A rebase has picked up work performed by Darin, which removes the need for this token injection. \o/ Yay!

These tests, and the functionality they cover were moved into the alerts/client.go in a previous commit.

BACK-2449

BACK-2499

- UsersWithoutCommunication endpoint added to data service - UsersWithoutCommunication endpoint added to alerts client - implementing no communication alerts via the task service - evaluation of alerts conditions re-worked - The new system recognizes that some alerts are generated by events (so-called "Data Alerts") while others are polled (no communication). - The new evaluator lives in the alerts package (was data/events) - implemented tracking of sent notifications - Recording repo is implemented to record/index the time of the last received data from a user BACK-2558

I've identified that there are some big changes that will need to happen in order to manage marking things sent and resolved. Those will come in a future commit. BACK-2559

The above turned out to be a lot more complicated than I had imagined they'd be. BACK-2559

ewollesen · 2025-01-28T15:27:05Z

Ready for review once again.

As requested in code review. tidepool-org/terraform-modules#72 (review) BACK-2559

BACK-2559 BACK-2499

toddkazakov · 2025-02-05T10:13:27Z

data/store/mongo/mongo.go

@@ -66,3 +71,13 @@ func (s *Store) NewAlertsRepository() alerts.Repository {
 	r := alertsRepo(*s.Store.GetRepository("alerts"))
 	return &r
 }
+
+func (s *Store) NewRecorderRepository() alerts.RecordsRepository {
+	r := recorderRepo(*s.Store.GetRepository("records"))

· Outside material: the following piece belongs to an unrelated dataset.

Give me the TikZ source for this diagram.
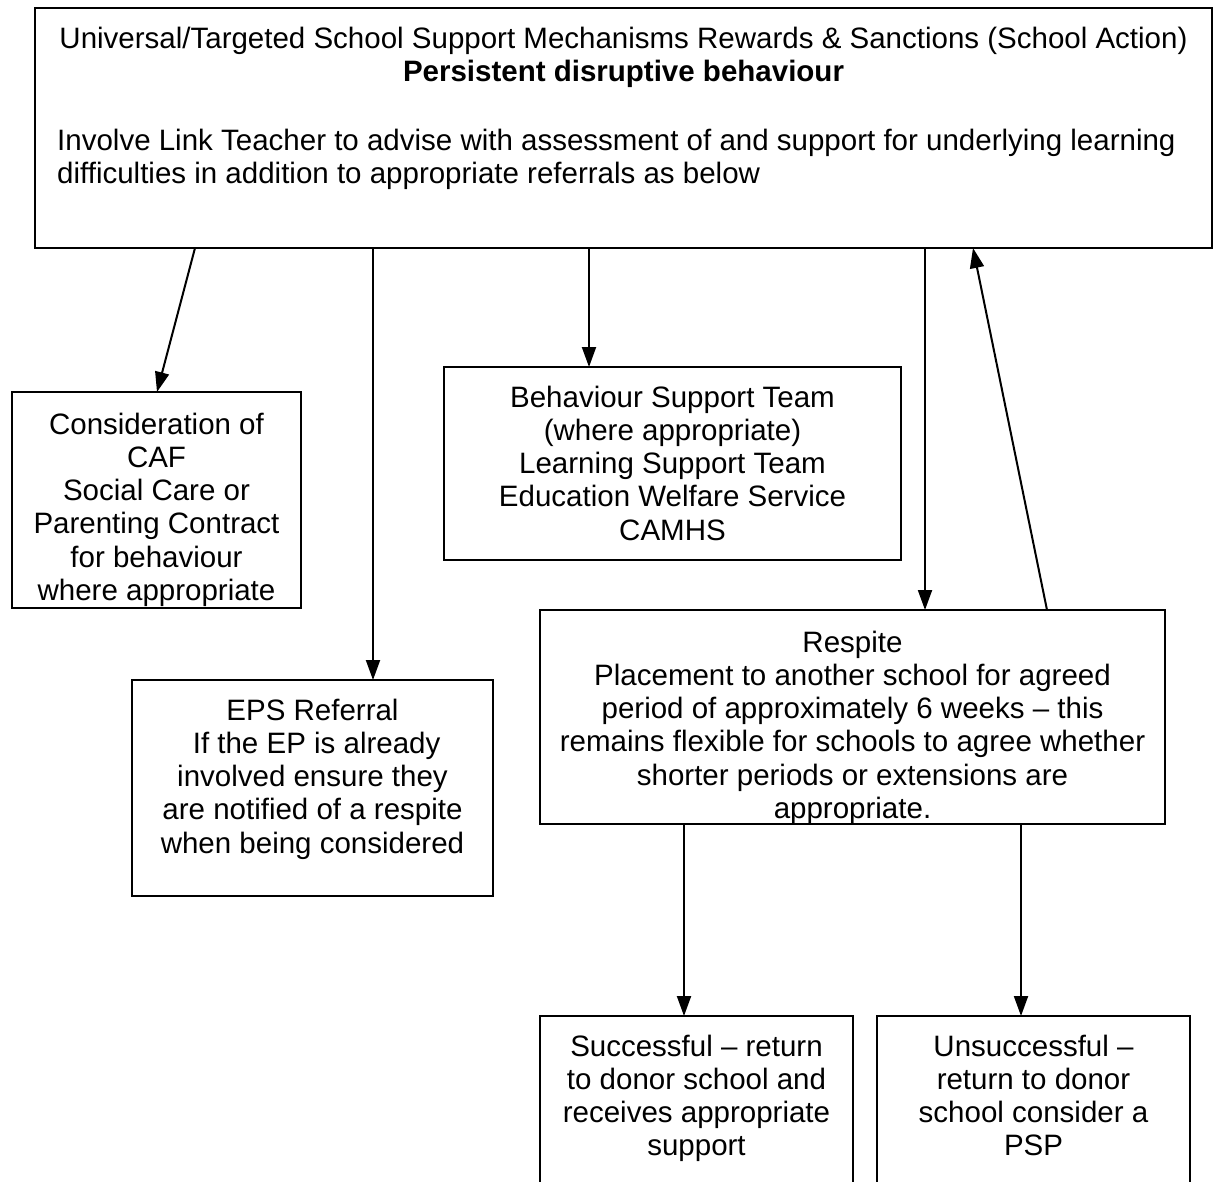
\documentclass[tikz,border=0pt]{standalone}
\usepackage{fontspec}
\setmainfont{Liberation Sans}
\usetikzlibrary{arrows.meta, positioning}

\begin{document}
\begin{tikzpicture}[x=1pt, y=-1pt, node distance=24pt,
    font=\fontsize{29.5}{33.2}\selectfont,
    box/.style={draw, line width=2.2pt, inner sep=0pt, outer sep=0pt},
    boxtext/.style={align=center, inner sep=0pt, anchor=north},
    arrow/.style={-{Triangle[length=20pt, width=14pt]}, line width=2pt}]
  \clip (0,0) rectangle (1214,1181);

  % boxes
  \node [box, minimum width=1177pt, minimum height=240pt] (top) at (623.5,128) {};
  \node [box, minimum width=289pt, minimum height=216pt] (caf) at (156.5,500) {};
  \node [box, minimum width=457pt, minimum height=193pt] (bst) at (672.5,463.5) {};
  \node [box, minimum width=361pt, minimum height=216pt] (eps) at (312.5,788) {};
  \node [box, minimum width=625pt, minimum height=214pt] (resp) at (852.5,717) {};
  \node [box, minimum width=313pt, minimum height=220pt] (succ) at (696.5,1126) {};
  \node [box, minimum width=313pt, minimum height=220pt, right=of succ] (unsucc) {};

  % texts
  \node [boxtext] (toptitle) at ([yshift=-16.8pt]top.north) {\strut Universal/Targeted School Support Mechanisms Rewards \& Sanctions (School Action)\\ \textbf{Persistent disruptive behaviour}};
  \node [boxtext, align=left, anchor=north west] (topbody) at ([xshift=22pt, yshift=-118.8pt]top.north west) {\strut Involve Link Teacher to advise with assessment of and support for underlying learning\\ difficulties in addition to appropriate referrals as below};
  \begin{scope}
    \clip (caf.south west) rectangle (caf.north east);
    \node [boxtext] (caftext) at ([yshift=-18.8pt]caf.north) {\strut Consideration of\\ CAF\\ Social Care or\\ Parenting Contract\\ for behaviour\\ where appropriate};
  \end{scope}
  \node [boxtext] (bsttext) at ([yshift=-16.8pt]bst.north) {\strut Behaviour Support Team\\ (where appropriate)\\ Learning Support Team\\ Education Welfare Service\\ CAMHS};
  \node [boxtext] (epstext) at ([yshift=-16.8pt]eps.north) {\strut EPS Referral\\ \ If the EP is already\\ involved ensure they\\ are notified of a respite\\ when being considered};
  \begin{scope}
    \clip (resp.south west) rectangle (resp.north east);
    \node [boxtext] (resptext) at ([yshift=-18.8pt]resp.north) {\strut Respite\\ Placement to another school for agreed\\ period of approximately 6 weeks – this\\ remains flexible for schools to agree whether\\ shorter periods or extensions are\\ appropriate.};
  \end{scope}
  \node [boxtext] (succtext) at ([yshift=-16.8pt]succ.north) {\strut Successful – return\\ to donor school and\\ receives appropriate\\ support};
  \node [boxtext] (unsucctext) at ([yshift=-16.8pt]unsucc.north) {\strut Unsuccessful –\\ return to donor\\ school consider a\\ PSP};

  % arrows
  \draw [arrow] ([xshift=160pt]top.south west) -- ([xshift=145pt]caf.north west);
  \draw [arrow] ([xshift=-250.5pt]top.south) -- ([xshift=60.5pt]eps.north);
  \draw [arrow] ([xshift=-34.5pt]top.south) -- ([xshift=-83.5pt]bst.north);
  \draw [arrow] ([xshift=301.5pt]top.south) -- ([xshift=72.5pt]resp.north);
  \draw [arrow] ([xshift=194.5pt]resp.north) -- ([xshift=349.5pt]top.south);
  \draw [arrow] ([xshift=-168.5pt]resp.south) -- ([xshift=-12.5pt]succ.north);
  \draw [arrow] ([xshift=168.5pt]resp.south) -- ([xshift=-12.5pt]unsucc.north);
\end{tikzpicture}
\end{document}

It's not obvious what is meant by record. Is there a better name that we can use?

toddkazakov · 2025-02-05T10:41:56Z

alerts/tasks.go

+	now := time.Now()
+	if nextDesiredRun.Before(now) {
+		r.logger.Info("care partner is bumping nextDesiredRun")
+		// nextDesiredRun, when added to time.Now in tsk.RepeatAvailableAfter, must


I suggest changing the code of the queue to not fail the task if available time is in the past. It looks like a safeguard to prevent starvation in case we run tasks in an endless loop in case available time is set incorrectly, but now we have a good reason to remove this code. This way we can remove the workaround you came up with which looks fragile and will terminate the task in case the task goes into failed state.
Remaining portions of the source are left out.